Me: Wow! Two years! What is one thing that surprised you in writing this story?
Renee: That there’s always room for improvement. I mean, that shouldn’t be surprising, but that second revision was so difficult that I was kind of terrified to imagine what changes my editor, Amy Novesky, might inflict on me, and I couldn’t imagine what I could change to make it better. And she didn’t really have any big changes, but the comments she did make led me to look at several stanzas more closely, tighten them up, and polish them with better phrasing. Then the copyeditor made an astute observation that led to further last-minute improvement. So I am very thankful for their questions and insights!
Me: The illustrations by Cécile Metzger are wonderful. They actually remind me of some of your watercolor “experimental” paintings (as you call them). I especially loved the textures and color palette. Were there any illustration surprises for you? Any favorite illustrations?
Renee: I feel very fortunate that Cameron Kids chose Cécile—what a perfect match! Her work is as delicate as tulle, and I just love every single detail of it.

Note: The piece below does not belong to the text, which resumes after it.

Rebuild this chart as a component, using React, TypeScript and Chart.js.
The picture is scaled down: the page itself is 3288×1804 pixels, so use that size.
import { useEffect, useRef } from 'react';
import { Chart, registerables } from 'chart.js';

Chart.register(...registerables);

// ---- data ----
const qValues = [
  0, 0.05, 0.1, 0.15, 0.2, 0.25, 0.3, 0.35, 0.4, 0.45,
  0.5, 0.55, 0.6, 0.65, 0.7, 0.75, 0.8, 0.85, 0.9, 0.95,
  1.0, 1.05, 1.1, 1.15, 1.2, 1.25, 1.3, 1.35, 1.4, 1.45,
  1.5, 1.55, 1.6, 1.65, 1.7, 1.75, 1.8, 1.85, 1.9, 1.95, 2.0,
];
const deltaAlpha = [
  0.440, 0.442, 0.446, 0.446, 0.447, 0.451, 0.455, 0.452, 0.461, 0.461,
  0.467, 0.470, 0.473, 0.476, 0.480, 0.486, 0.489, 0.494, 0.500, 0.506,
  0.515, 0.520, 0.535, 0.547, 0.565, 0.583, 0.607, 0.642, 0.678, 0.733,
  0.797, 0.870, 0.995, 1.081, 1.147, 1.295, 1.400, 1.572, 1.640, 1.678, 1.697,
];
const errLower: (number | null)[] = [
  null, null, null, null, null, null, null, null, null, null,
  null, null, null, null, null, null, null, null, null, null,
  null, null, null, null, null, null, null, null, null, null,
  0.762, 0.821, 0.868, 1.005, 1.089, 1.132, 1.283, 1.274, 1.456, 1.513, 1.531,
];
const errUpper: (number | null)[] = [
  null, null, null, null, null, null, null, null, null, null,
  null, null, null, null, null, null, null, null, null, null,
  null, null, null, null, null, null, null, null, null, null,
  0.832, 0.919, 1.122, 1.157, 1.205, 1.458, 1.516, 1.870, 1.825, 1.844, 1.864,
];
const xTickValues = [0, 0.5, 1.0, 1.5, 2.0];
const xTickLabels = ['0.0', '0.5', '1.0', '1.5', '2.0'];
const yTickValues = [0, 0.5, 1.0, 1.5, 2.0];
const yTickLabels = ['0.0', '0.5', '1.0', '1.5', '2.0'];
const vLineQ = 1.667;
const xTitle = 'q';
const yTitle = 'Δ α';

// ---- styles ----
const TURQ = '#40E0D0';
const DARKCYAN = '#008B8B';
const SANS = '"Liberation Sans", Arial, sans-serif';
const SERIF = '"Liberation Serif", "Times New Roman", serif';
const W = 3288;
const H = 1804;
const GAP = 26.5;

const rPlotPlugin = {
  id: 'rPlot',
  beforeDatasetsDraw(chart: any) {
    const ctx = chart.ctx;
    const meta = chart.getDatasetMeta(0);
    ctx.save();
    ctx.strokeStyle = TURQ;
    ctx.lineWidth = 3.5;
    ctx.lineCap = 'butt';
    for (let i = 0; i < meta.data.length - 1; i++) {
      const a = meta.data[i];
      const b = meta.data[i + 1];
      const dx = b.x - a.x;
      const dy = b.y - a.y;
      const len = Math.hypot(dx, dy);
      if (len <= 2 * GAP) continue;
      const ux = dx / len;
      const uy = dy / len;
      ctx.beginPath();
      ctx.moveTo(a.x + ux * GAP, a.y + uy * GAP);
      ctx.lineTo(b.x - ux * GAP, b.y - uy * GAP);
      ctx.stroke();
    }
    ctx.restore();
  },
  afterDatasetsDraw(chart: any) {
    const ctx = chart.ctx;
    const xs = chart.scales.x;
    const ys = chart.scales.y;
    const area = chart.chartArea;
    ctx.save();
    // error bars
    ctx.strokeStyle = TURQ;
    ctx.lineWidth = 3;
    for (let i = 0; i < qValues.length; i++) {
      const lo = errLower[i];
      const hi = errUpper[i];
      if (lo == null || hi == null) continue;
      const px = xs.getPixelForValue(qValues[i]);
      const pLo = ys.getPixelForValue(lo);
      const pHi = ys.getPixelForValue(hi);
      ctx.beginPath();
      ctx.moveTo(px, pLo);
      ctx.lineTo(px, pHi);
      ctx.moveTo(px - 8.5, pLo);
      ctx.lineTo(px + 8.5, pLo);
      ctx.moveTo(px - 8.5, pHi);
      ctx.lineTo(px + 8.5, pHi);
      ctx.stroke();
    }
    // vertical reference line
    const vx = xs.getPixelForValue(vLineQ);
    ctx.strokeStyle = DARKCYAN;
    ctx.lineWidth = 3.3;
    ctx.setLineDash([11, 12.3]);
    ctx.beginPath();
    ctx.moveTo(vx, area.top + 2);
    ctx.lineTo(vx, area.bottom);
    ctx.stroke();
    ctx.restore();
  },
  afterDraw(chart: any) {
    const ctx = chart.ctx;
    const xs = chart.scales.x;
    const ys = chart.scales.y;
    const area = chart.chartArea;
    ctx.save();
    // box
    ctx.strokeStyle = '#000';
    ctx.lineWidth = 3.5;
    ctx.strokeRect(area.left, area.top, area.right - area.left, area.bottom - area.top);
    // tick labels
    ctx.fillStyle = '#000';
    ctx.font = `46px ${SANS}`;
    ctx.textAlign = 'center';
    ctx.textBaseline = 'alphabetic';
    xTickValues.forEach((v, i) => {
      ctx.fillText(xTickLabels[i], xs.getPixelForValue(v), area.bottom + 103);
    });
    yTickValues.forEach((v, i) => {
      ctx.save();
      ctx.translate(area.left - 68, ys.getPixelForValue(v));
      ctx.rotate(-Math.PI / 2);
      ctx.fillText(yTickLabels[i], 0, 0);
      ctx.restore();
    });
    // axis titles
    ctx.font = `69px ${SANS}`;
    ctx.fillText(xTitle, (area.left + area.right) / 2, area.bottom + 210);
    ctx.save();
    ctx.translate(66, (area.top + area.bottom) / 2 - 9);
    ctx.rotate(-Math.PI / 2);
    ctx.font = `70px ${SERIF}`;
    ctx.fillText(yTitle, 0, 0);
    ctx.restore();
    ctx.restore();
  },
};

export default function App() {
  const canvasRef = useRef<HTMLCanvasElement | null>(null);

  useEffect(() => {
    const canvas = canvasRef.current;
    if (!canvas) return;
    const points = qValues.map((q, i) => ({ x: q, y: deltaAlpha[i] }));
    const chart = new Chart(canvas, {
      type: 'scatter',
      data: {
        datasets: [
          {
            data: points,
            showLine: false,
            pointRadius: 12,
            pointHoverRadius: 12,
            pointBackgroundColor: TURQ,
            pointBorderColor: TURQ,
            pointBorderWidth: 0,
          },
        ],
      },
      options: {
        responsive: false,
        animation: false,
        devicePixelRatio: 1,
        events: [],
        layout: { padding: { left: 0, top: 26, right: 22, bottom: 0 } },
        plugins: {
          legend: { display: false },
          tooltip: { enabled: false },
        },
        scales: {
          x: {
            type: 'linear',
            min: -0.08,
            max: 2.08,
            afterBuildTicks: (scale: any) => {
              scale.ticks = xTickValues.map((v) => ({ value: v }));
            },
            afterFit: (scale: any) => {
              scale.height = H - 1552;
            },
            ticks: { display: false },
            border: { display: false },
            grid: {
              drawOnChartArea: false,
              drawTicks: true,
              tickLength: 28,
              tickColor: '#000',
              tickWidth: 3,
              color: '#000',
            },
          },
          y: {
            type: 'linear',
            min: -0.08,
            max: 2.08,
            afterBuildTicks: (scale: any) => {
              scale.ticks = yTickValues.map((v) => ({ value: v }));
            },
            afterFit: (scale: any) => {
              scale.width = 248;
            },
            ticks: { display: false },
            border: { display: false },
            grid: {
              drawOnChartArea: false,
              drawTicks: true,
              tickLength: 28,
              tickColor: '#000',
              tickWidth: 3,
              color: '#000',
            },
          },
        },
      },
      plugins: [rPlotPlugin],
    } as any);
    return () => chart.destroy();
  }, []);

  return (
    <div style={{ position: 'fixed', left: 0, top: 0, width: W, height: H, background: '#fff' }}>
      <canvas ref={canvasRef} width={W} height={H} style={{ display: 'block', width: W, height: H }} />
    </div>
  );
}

One surprise was her treatment of the intermission (no spoilers—you have to read it to see what I mean!). I don’t know what I was expecting exactly, but it wasn’t that, and at first I wasn’t sure how I felt about it. The more I looked at it, though, the more I realized it was the exact right choice and now it’s my favorite moment in the book!
I also love the last illustration where the crabs are dipping back into the sea because it looks like a beach where I take my kids. There’s a big rock a little ways off shore that we jump off of, and it was such a surprise to see it depicted in that illustration, as if Cécile got in my head somehow! Amazing!
Oh, and Cécile recently posted her own favorite spread on Instagram (coucou_illustration):
She wrote that it was the first scene she painted as she was experimenting with colors and textures, and that she painted it several times to get it right. As she says, “It was during the cold weeks of February 2021, but painting these colourful corals and joyful crabs made these days warmer.”
I love knowing that! And of course all the crabs are just too cute.
Me: Any advice for other picture book writers and/or poets?
Renee: Here’s a bit of advice that comes from working with my students in the Lyrical Language Lab: try new forms for your work. Without fail, students tell me at the end of the course that they never would have tried writing their stories in free verse (or rhyme or lyrical prose), or that they never knew they could even write in that form. But trying on new formats for size can often reveal new ideas and directions for your story. If you have a prose picture book, try writing the opening in rhyme or free verse—and vice versa. EXPERIMENT!
That is great advice Renee. Thank you for stopping by my blog.
Dear readers, if you haven’t yet had a chance to read this book, I highly recommend it. It’s an enchanting look at life under the sea that I haven’t seen before. Only Renee could imagine crabs as dainty dancers, instead of pinching monsters (as one of my horrified students recently exclaimed). This graceful blend of poetry and imagery feels as delicate and delicious as the crust on a creme brûlée. Don’t miss it!